# Short task:
Copy out exactly the lines from the first line of the material below through the line containing "(sc) at (522,302)", and nothing beyond them.

# Dataset content:
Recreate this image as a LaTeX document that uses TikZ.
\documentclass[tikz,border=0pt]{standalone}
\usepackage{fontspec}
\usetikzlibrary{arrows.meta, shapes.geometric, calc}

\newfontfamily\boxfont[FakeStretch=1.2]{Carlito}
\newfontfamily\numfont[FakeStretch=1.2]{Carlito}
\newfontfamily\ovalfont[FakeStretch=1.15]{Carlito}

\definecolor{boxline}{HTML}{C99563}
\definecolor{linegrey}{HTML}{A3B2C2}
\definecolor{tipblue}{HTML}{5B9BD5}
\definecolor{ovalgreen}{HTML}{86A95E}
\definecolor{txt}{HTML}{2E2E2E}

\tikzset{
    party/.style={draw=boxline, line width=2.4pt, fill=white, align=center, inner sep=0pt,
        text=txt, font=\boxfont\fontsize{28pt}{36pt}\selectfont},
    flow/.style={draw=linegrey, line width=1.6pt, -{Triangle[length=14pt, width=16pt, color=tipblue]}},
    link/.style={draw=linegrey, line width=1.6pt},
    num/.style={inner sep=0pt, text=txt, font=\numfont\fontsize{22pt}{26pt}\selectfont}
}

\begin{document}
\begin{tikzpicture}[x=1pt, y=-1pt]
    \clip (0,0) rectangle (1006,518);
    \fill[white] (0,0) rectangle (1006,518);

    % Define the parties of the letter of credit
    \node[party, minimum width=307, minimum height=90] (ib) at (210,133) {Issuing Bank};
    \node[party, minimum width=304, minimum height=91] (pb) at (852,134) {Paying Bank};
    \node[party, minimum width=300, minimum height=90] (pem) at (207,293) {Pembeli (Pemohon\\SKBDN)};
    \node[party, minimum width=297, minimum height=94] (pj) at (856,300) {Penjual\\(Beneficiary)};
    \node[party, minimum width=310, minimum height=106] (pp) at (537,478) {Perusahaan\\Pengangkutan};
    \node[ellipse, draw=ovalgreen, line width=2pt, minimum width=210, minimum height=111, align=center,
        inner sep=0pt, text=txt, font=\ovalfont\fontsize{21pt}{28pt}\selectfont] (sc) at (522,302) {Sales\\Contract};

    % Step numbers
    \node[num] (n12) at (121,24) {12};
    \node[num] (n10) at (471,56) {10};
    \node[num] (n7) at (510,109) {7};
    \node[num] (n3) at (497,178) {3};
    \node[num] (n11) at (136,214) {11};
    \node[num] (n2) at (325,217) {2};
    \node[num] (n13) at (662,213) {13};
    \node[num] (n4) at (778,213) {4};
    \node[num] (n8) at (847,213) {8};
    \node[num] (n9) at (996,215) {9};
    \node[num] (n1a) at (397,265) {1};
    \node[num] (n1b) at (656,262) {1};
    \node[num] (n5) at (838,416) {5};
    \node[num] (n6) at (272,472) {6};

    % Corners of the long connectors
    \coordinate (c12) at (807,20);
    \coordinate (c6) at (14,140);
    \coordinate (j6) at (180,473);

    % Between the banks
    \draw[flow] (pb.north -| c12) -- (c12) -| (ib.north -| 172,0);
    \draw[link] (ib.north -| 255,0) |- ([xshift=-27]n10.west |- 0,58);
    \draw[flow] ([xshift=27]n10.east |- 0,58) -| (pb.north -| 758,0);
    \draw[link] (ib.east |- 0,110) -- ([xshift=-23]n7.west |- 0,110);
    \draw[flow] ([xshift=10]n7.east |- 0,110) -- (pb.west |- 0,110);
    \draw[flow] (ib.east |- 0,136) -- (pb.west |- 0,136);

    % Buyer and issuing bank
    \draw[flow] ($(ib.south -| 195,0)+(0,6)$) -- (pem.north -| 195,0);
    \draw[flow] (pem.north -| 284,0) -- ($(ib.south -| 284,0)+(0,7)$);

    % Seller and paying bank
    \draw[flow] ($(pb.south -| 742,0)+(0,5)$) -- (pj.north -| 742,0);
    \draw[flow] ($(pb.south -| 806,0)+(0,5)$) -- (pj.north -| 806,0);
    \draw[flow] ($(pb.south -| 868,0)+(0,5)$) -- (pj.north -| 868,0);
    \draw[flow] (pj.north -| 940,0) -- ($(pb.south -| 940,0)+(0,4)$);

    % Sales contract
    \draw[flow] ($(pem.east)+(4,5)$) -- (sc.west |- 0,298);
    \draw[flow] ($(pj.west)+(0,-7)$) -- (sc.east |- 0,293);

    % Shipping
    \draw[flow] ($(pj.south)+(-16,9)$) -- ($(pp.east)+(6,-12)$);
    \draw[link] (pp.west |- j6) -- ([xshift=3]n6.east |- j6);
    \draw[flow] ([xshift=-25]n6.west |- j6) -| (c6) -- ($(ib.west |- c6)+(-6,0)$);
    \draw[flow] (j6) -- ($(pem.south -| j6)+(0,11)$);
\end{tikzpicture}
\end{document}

# Solution for this problem:
Recreate this image as a LaTeX document that uses TikZ.
\documentclass[tikz,border=0pt]{standalone}
\usepackage{fontspec}
\usetikzlibrary{arrows.meta, shapes.geometric, calc}

\newfontfamily\boxfont[FakeStretch=1.2]{Carlito}
\newfontfamily\numfont[FakeStretch=1.2]{Carlito}
\newfontfamily\ovalfont[FakeStretch=1.15]{Carlito}

\definecolor{boxline}{HTML}{C99563}
\definecolor{linegrey}{HTML}{A3B2C2}
\definecolor{tipblue}{HTML}{5B9BD5}
\definecolor{ovalgreen}{HTML}{86A95E}
\definecolor{txt}{HTML}{2E2E2E}

\tikzset{
    party/.style={draw=boxline, line width=2.4pt, fill=white, align=center, inner sep=0pt,
        text=txt, font=\boxfont\fontsize{28pt}{36pt}\selectfont},
    flow/.style={draw=linegrey, line width=1.6pt, -{Triangle[length=14pt, width=16pt, color=tipblue]}},
    link/.style={draw=linegrey, line width=1.6pt},
    num/.style={inner sep=0pt, text=txt, font=\numfont\fontsize{22pt}{26pt}\selectfont}
}

\begin{document}
\begin{tikzpicture}[x=1pt, y=-1pt]
    \clip (0,0) rectangle (1006,518);
    \fill[white] (0,0) rectangle (1006,518);

    % Define the parties of the letter of credit
    \node[party, minimum width=307, minimum height=90] (ib) at (210,133) {Issuing Bank};
    \node[party, minimum width=304, minimum height=91] (pb) at (852,134) {Paying Bank};
    \node[party, minimum width=300, minimum height=90] (pem) at (207,293) {Pembeli (Pemohon\\SKBDN)};
    \node[party, minimum width=297, minimum height=94] (pj) at (856,300) {Penjual\\(Beneficiary)};
    \node[party, minimum width=310, minimum height=106] (pp) at (537,478) {Perusahaan\\Pengangkutan};
    \node[ellipse, draw=ovalgreen, line width=2pt, minimum width=210, minimum height=111, align=center,
        inner sep=0pt, text=txt, font=\ovalfont\fontsize{21pt}{28pt}\selectfont] (sc) at (522,302) {Sales\\Contract};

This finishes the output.